→ Data for the task
■ ■ ■ ■ ■

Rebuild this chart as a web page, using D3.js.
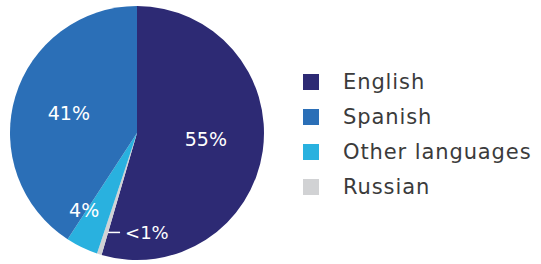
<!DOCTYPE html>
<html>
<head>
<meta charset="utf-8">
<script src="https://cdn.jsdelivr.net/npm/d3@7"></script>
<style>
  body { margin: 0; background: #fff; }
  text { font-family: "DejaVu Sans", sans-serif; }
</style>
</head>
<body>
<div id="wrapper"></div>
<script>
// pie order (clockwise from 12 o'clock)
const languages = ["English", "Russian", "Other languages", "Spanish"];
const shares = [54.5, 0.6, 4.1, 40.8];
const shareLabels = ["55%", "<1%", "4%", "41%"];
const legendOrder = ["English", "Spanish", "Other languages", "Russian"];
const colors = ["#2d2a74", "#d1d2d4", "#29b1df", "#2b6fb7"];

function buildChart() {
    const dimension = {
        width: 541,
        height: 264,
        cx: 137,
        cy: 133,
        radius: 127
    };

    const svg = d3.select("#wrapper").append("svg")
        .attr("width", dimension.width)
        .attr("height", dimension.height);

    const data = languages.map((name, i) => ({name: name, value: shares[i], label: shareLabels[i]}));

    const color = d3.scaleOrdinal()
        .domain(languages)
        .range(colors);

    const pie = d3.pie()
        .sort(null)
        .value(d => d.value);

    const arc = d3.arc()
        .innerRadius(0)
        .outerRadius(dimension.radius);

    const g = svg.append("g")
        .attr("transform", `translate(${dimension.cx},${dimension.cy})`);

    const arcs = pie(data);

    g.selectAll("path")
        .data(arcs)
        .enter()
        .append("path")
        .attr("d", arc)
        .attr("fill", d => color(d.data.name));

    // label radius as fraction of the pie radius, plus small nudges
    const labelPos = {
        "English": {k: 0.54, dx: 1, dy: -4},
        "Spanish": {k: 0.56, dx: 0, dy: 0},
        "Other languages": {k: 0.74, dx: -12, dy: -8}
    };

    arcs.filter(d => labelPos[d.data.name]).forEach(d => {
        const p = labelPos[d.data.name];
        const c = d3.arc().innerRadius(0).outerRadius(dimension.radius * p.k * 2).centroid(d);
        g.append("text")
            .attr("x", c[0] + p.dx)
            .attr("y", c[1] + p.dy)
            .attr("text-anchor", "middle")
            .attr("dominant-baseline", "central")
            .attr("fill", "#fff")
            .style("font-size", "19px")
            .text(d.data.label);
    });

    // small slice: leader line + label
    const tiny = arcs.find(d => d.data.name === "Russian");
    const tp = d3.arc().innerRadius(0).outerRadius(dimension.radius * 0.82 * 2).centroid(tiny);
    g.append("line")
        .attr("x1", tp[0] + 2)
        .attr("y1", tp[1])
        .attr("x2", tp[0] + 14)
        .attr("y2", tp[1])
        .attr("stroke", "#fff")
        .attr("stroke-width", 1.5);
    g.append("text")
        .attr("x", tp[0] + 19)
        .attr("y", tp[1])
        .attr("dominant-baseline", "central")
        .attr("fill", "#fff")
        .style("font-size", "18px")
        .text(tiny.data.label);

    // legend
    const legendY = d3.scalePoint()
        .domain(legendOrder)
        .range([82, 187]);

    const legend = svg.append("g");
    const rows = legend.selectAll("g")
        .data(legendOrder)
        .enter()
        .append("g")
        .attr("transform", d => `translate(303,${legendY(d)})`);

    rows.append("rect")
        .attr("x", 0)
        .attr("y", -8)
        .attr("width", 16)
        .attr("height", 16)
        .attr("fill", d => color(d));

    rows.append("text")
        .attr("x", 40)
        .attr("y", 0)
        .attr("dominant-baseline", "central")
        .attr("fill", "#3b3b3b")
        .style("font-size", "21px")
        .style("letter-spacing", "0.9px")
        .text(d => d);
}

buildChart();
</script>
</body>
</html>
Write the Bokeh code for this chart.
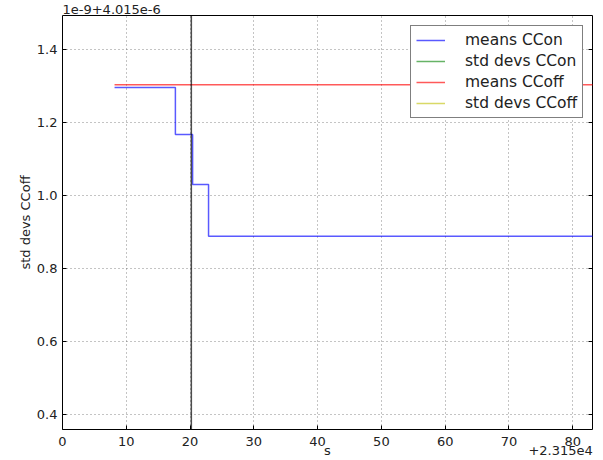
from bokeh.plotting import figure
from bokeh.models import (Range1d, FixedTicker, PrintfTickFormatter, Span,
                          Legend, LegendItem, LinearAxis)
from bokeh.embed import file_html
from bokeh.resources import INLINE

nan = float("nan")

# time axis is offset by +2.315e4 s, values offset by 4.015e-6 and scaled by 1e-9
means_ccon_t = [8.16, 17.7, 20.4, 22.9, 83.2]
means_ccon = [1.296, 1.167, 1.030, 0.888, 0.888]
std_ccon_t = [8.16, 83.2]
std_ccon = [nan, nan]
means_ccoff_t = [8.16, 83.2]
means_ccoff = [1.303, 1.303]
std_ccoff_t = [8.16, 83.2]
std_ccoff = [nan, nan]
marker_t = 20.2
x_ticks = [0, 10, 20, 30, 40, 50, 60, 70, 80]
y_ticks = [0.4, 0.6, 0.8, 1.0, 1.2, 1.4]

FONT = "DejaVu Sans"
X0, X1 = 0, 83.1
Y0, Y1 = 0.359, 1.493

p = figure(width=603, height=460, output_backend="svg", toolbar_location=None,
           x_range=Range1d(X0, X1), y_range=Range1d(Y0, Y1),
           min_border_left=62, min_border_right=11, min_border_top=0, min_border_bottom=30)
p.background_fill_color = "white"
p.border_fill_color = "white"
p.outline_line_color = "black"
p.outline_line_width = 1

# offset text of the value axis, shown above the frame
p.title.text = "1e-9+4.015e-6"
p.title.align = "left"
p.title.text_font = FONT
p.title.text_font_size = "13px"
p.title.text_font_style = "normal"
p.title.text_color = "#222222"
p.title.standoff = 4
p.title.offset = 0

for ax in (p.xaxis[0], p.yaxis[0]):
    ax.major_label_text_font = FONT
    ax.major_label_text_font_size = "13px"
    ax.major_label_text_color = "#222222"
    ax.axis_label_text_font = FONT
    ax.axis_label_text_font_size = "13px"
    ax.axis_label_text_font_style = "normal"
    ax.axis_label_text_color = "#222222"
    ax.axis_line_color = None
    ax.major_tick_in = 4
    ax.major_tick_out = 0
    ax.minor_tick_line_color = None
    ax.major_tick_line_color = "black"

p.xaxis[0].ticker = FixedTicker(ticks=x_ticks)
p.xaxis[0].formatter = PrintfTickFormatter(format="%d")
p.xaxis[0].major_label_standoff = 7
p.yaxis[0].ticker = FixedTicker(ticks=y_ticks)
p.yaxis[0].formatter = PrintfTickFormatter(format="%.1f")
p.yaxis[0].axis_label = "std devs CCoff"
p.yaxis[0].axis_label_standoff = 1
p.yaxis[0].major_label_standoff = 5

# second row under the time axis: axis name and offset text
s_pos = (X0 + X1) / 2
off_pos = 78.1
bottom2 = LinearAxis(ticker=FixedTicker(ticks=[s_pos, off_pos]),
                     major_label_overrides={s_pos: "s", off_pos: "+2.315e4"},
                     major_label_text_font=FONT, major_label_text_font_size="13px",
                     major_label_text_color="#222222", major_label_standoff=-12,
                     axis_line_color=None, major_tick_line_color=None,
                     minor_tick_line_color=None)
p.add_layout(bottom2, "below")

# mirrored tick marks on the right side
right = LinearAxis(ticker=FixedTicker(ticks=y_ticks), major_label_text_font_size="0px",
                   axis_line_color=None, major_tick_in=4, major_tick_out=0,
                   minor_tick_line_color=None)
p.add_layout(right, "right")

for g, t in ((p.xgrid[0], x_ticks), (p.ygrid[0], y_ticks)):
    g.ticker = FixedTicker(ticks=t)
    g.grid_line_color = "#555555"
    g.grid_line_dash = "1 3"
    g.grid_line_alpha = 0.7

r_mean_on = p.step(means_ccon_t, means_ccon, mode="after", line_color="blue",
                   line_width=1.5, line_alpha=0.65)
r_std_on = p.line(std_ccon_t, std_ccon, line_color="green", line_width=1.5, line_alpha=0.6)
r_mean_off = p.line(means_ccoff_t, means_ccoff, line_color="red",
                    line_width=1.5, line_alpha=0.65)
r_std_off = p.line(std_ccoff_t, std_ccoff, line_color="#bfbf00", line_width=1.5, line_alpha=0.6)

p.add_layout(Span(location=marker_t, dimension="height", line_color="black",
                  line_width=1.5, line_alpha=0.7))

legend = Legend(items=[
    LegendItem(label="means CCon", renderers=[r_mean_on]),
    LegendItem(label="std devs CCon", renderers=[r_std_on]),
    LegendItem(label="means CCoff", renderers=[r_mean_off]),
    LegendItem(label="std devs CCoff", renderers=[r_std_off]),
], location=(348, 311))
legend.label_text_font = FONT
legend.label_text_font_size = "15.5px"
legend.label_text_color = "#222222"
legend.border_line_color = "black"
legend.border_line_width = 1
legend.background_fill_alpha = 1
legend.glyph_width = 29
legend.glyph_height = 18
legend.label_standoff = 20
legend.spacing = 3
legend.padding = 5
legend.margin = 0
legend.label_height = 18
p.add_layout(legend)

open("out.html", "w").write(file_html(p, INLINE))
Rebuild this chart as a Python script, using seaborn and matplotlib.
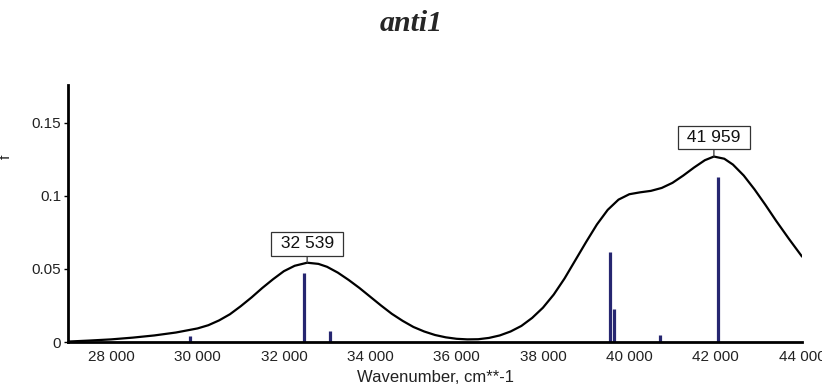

■ ■ ■ ■ ■

→ Problem to solve
Everything from the line that contains "Write the Bokeh code for this chart." down to the line that contains "p.outline_line_width = 1" should be written out exactly, end lines too, minus the pictures.

→ Answer for this exercise
Write the Bokeh code for this chart.
from bokeh.plotting import figure
from bokeh.models import (Range1d, FixedTicker, PrintfTickFormatter, Span,
                          Legend, LegendItem, LinearAxis)
from bokeh.embed import file_html
from bokeh.resources import INLINE

nan = float("nan")

# time axis is offset by +2.315e4 s, values offset by 4.015e-6 and scaled by 1e-9
means_ccon_t = [8.16, 17.7, 20.4, 22.9, 83.2]
means_ccon = [1.296, 1.167, 1.030, 0.888, 0.888]
std_ccon_t = [8.16, 83.2]
std_ccon = [nan, nan]
means_ccoff_t = [8.16, 83.2]
means_ccoff = [1.303, 1.303]
std_ccoff_t = [8.16, 83.2]
std_ccoff = [nan, nan]
marker_t = 20.2
x_ticks = [0, 10, 20, 30, 40, 50, 60, 70, 80]
y_ticks = [0.4, 0.6, 0.8, 1.0, 1.2, 1.4]

FONT = "DejaVu Sans"
X0, X1 = 0, 83.1
Y0, Y1 = 0.359, 1.493

p = figure(width=603, height=460, output_backend="svg", toolbar_location=None,
           x_range=Range1d(X0, X1), y_range=Range1d(Y0, Y1),
           min_border_left=62, min_border_right=11, min_border_top=0, min_border_bottom=30)
p.background_fill_color = "white"
p.border_fill_color = "white"
p.outline_line_color = "black"
p.outline_line_width = 1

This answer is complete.